Galileo Galilei, one of history’s most in­fluential astronomers, may have started from humble beginnings, but by the end of his life he had produced some of science’s most significant discoveries.

Galileo was born in Florence in 1520 to Vincenzo Galilei, a music teacher, and Guilia Ammannati. He and his fam­ily spent most of his early years in Pisa, before returning to Florence. When it was time to begin his education his fa­ther sent Galileo to the Camaldolese Monestary at Vallambrosa, southeast of Florence. It was a school run by the Ca­maldolese Order of Monks (having split from the Benedictine Order), and thus they implemented a strict and pious form of student life that greatly resembled monkhood. This suited Galileo (who had every intention of joining the Order) but not his father who wished him to be­come a medical doctor. His father had him return to Florence for the remainder of his schooling, and then sent him back to Pisa so that he could apply to the Uni­versity of Pisa.

Throughout his time at the univer­sity Galileo pursued his passions of mathematics and philosophy, instead of focusing on his medical courses. It was through these courses for which he was so passionate that he met his teacher, Ostilio Ricci who ultimately persuaded the young scientist’s father to allow him to study mathematics and the works of Euclid and Archimedes instead of medi­cine.

Within the following two years, how­ever, Galileo gave up pursuing his degree altogether and left the university, to be­come a private mathematics teacher in Florence and Siena, and, eventually, a teacher at the University of Padua.

In Padua he began an 18 year teaching career, and began to reveal his rebellious thinking. Here, he first challenged the widely-accepted, established theories of Aristotle’s regarding astronomy and phi­losophy. Not only was his polemic side revealed during his Padoan term, but his innovative side as well. Word reached Galileo that a Dutchman had created a rudimentary spyglass, inspiring him to perfect the invention himself.

Within a few months he had con­structed a device with the magnification power of about eight of nine. The Vene­tian State immediately bought the rights to his telescope for a large sum–however, not before Galileo was able to prove that the Milky Way was composed of many tiny stars, and that there were at least four small bodies orbiting Jupiter.
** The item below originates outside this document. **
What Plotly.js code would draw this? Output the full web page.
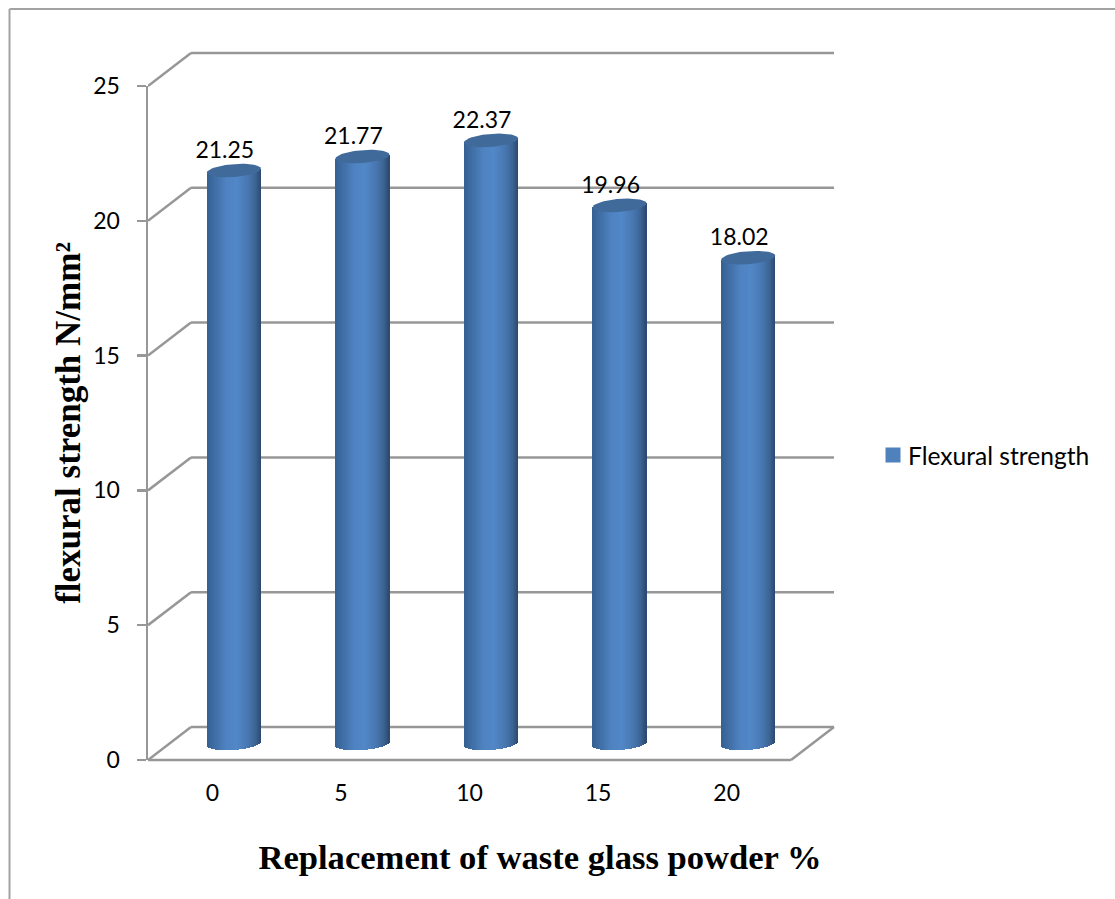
<!DOCTYPE html>
<html>
<head>
<meta charset="utf-8">
<script src="https://cdn.plot.ly/plotly-3.0.1.min.js"></script>
<style>html,body{margin:0;padding:0;background:#fff}#chart{width:1115px;height:899px}</style>
</head>
<body>
<div id="chart"></div>
<script>
// Flexural strength against waste glass powder replacement
const categories = ['0', '5', '10', '15', '20'];
const flexuralStrength = [21.25, 21.77, 22.37, 19.96, 18.02];
const valueTicks = [0, 5, 10, 15, 20, 25];
const seriesName = 'Flexural strength';

// Plot geometry in pixels
const plotLeft = 148, plotRight = 932, plotTop = 86, plotBottom = 760;
const pxPerCategory = 128.6, pxPerValue = (plotBottom - plotTop) / 25;
const depthX = 43 / pxPerCategory, depthY = 33 / pxPerValue;
const xStart = -0.5, xEnd = 4.5;
const gridColor = '#979797';

// Cylinder proportions
const radiusX = 27, radiusY = 6.5, tilt = 2, sliceCount = 54;
const shadeStops = [[0, [52, 96, 146]], [0.15, [64, 110, 165]], [0.35, [78, 130, 193]],
                    [0.55, [82, 135, 200]], [0.75, [72, 120, 178]], [0.9, [60, 100, 148]], [1, [44, 72, 108]]];

function shade(t) {
  for (let i = 1; i < shadeStops.length; i++) {
    const [t0, c0] = shadeStops[i - 1], [t1, c1] = shadeStops[i];
    if (t <= t1) {
      const f = (t - t0) / (t1 - t0);
      return 'rgb(' + c0.map((c, k) => Math.round(c + (c1[k] - c) * f)).join(',') + ')';
    }
  }
  return 'rgb(44,72,108)';
}

const centerX = i => i + depthX / 2;
const centerY = v => v + depthY / 2;
const traces = [];

// Each cylinder body is a stack of narrow shaded bars, curved along its base
for (let s = 0; s < sliceCount; s++) {
  const t = (s + 0.5) / sliceCount, u = 2 * t - 1;
  const curve = radiusY * Math.sqrt(1 - u * u);
  const rise = tilt * u;
  const bases = flexuralStrength.map(() => centerY((rise - curve) / pxPerValue));
  traces.push({
    type: 'bar',
    x: categories.map((c, i) => centerX(i) + u * radiusX / pxPerCategory),
    y: flexuralStrength.map((v, i) => v + rise / pxPerValue + depthY / 2 - bases[i]),
    base: bases,
    width: 1.3 / pxPerCategory,
    marker: { color: shade(t), line: { width: 0 } },
    showlegend: false,
    hoverinfo: 'skip'
  });
}

// Elliptical top caps
flexuralStrength.forEach((v, i) => {
  const xs = [], ys = [];
  for (let d = 0; d <= 360; d += 6) {
    const a = d * Math.PI / 180;
    xs.push(centerX(i) + Math.cos(a) * radiusX / pxPerCategory);
    ys.push(centerY(v) + (Math.sin(a) * radiusY + Math.cos(a) * tilt) / pxPerValue);
  }
  traces.push({
    type: 'scatter', mode: 'lines', x: xs, y: ys, fill: 'toself',
    fillcolor: '#406a9a', line: { width: 0, color: '#406a9a' },
    cliponaxis: false, showlegend: false, hoverinfo: 'skip'
  });
});

// Value labels above the caps
traces.push({
  type: 'scatter', mode: 'text',
  x: flexuralStrength.map((v, i) => centerX(i) - 9 / pxPerCategory),
  y: flexuralStrength.map(v => centerY(v) + 18.5 / pxPerValue),
  text: flexuralStrength.map(v => v.toFixed(2)),
  textposition: 'middle center',
  textfont: { family: 'Lato, sans-serif', size: 23, color: '#000' },
  cliponaxis: false, showlegend: false, hoverinfo: 'skip'
});

// Legend entry
traces.push({
  type: 'scatter', mode: 'markers', x: [null], y: [null], name: seriesName,
  marker: { symbol: 'square', size: 15, color: '#4f81bd' }
});

// Walls and floor of the chart box
const toFrac = v => v / 25;
const wall = (points) => ({
  type: 'line', layer: 'below', xref: 'x', yref: 'paper',
  x0: points[0], y0: toFrac(points[1]), x1: points[2], y1: toFrac(points[3]),
  line: { color: gridColor, width: 2.5 }
});
const shapes = [];
valueTicks.forEach(v => {
  shapes.push(wall([xStart, v, xStart + depthX, v + depthY]));
  shapes.push(wall([xStart + depthX, v + depthY, xEnd + depthX, v + depthY]));
});
shapes.push(wall([xStart, 0, xEnd, 0]));
shapes.push(wall([xEnd, 0, xEnd + depthX, depthY]));

// Outer chart border: left and top edges inside the page
const pxX = px => (px - plotLeft) / (plotRight - plotLeft);
const pxY = py => (plotBottom - py) / (plotBottom - plotTop);
[[9.5, 9, 9.5, 899], [9.5, 9, 1115, 9]].forEach(p => shapes.push({
  type: 'line', xref: 'paper', yref: 'paper', layer: 'below',
  x0: pxX(p[0]), y0: pxY(p[1]), x1: pxX(p[2]), y1: pxY(p[3]),
  line: { color: '#a3a3a3', width: 2 }
}));

const layout = {
  width: 1115, height: 899,
  margin: { l: plotLeft, r: 1115 - plotRight, t: plotTop, b: 899 - plotBottom, pad: 0 },
  paper_bgcolor: '#fff', plot_bgcolor: 'rgba(0,0,0,0)',
  barmode: 'overlay', bargap: 0,
  font: { family: 'Lato, sans-serif', size: 23, color: '#000' },
  xaxis: {
    range: [xStart, xStart + (plotRight - plotLeft) / pxPerCategory],
    tickmode: 'array', tickvals: categories.map((c, i) => i), ticktext: categories,
    ticks: '', showgrid: false, zeroline: false, showline: false,
    ticklabelstandoff: 17,
    tickfont: { family: 'Lato, sans-serif', size: 23, color: '#000' },
    title: { text: 'Replacement of waste glass powder %', standoff: 39,
             font: { family: 'Liberation Serif, serif', size: 34.6, weight: 'bold', color: '#000' } }
  },
  yaxis: {
    range: [0, 25],
    tickmode: 'array', tickvals: valueTicks,
    ticks: 'outside', ticklen: 9, tickwidth: 2.5, tickcolor: gridColor,
    showgrid: false, zeroline: false, showline: true, linecolor: gridColor, linewidth: 2.5,
    ticklabelstandoff: 12,
    tickfont: { family: 'Lato, sans-serif', size: 23, color: '#000' },
    title: { text: 'flexural strength N/mm²', standoff: 2,
             font: { family: 'Liberation Serif, serif', size: 35, weight: 'bold', color: '#000' } }
  },
  legend: {
    x: pxX(868), y: pxY(455), xanchor: 'left', yanchor: 'middle',
    font: { family: 'Lato, sans-serif', size: 24.6, color: '#000' },
    bgcolor: 'rgba(0,0,0,0)'
  },
  showlegend: true,
  shapes: shapes
};

Plotly.newPlot('chart', traces, layout, { displayModeBar: false, staticPlot: true }).then(gd => {
  // Tighten the gap between the legend swatch and its label
  gd.querySelectorAll('.legendsymbols').forEach(el => el.setAttribute('transform', 'translate(5,0)'));
});
</script>
</body>
</html>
Later on, he also noticed what appeared to be lobes on either side of Saturn. These were not lobes, but the rings that encircle the planet. His telescope was simply not strong enough to distinguish the rings.

The conflict between Galileo and the Catholic Church began when Galileo be­gan to publicly support Copernican theo­ries over Aristotle’s theories, which stat­ed that the planets in the galaxy, Earth included, were heliocentric. He claimed that the Bible must not be interpreted so literally, because these facts were simply a physical reality.

Pope Urban VIII had invited Galileo to speak to Papal audiences about these theories on multiple occasions, leading Galileo to believe that his public admis­sion of his theories was not going to creat controversy within the Church, despite the fact that the Copernican theories had been condemned during the 1616 by the Inquisition. Thus, he began to write Dia­logue, the definitive book describing his ideas, which was to be published solely in Florence, as it was unprintable in Venice.

Following the publication of his ideas, Galileo was found guilty of the condi­tions stated in the Inquisition. He was sentenced to house imprisonment for life, and was not permitted to do any research-related work for months, even in the confines of his own home-turned-prison. Years later, still under house arrest, he demonstrated a great under­standing for the pendulum, inclined planes and gravitational forces.

He died in early 1642.

Centuries later, on October 31st, 1992 Pope John Paul II gave a speech admit­ting the errors of the theological advisors who had worked on Galileo’s case dur­ing his trial. He declared the case closed, though never admitting the Church had made a mistake to convict the scientist for spreading his now long-proven discov­eries (such as the Earth’s rotation around the Sun).

January 13, 2010 will mark the 400th anniversary of the completion of Gali­leo’s telescope, perhaps the first physical link connecting humanity with the vast universe.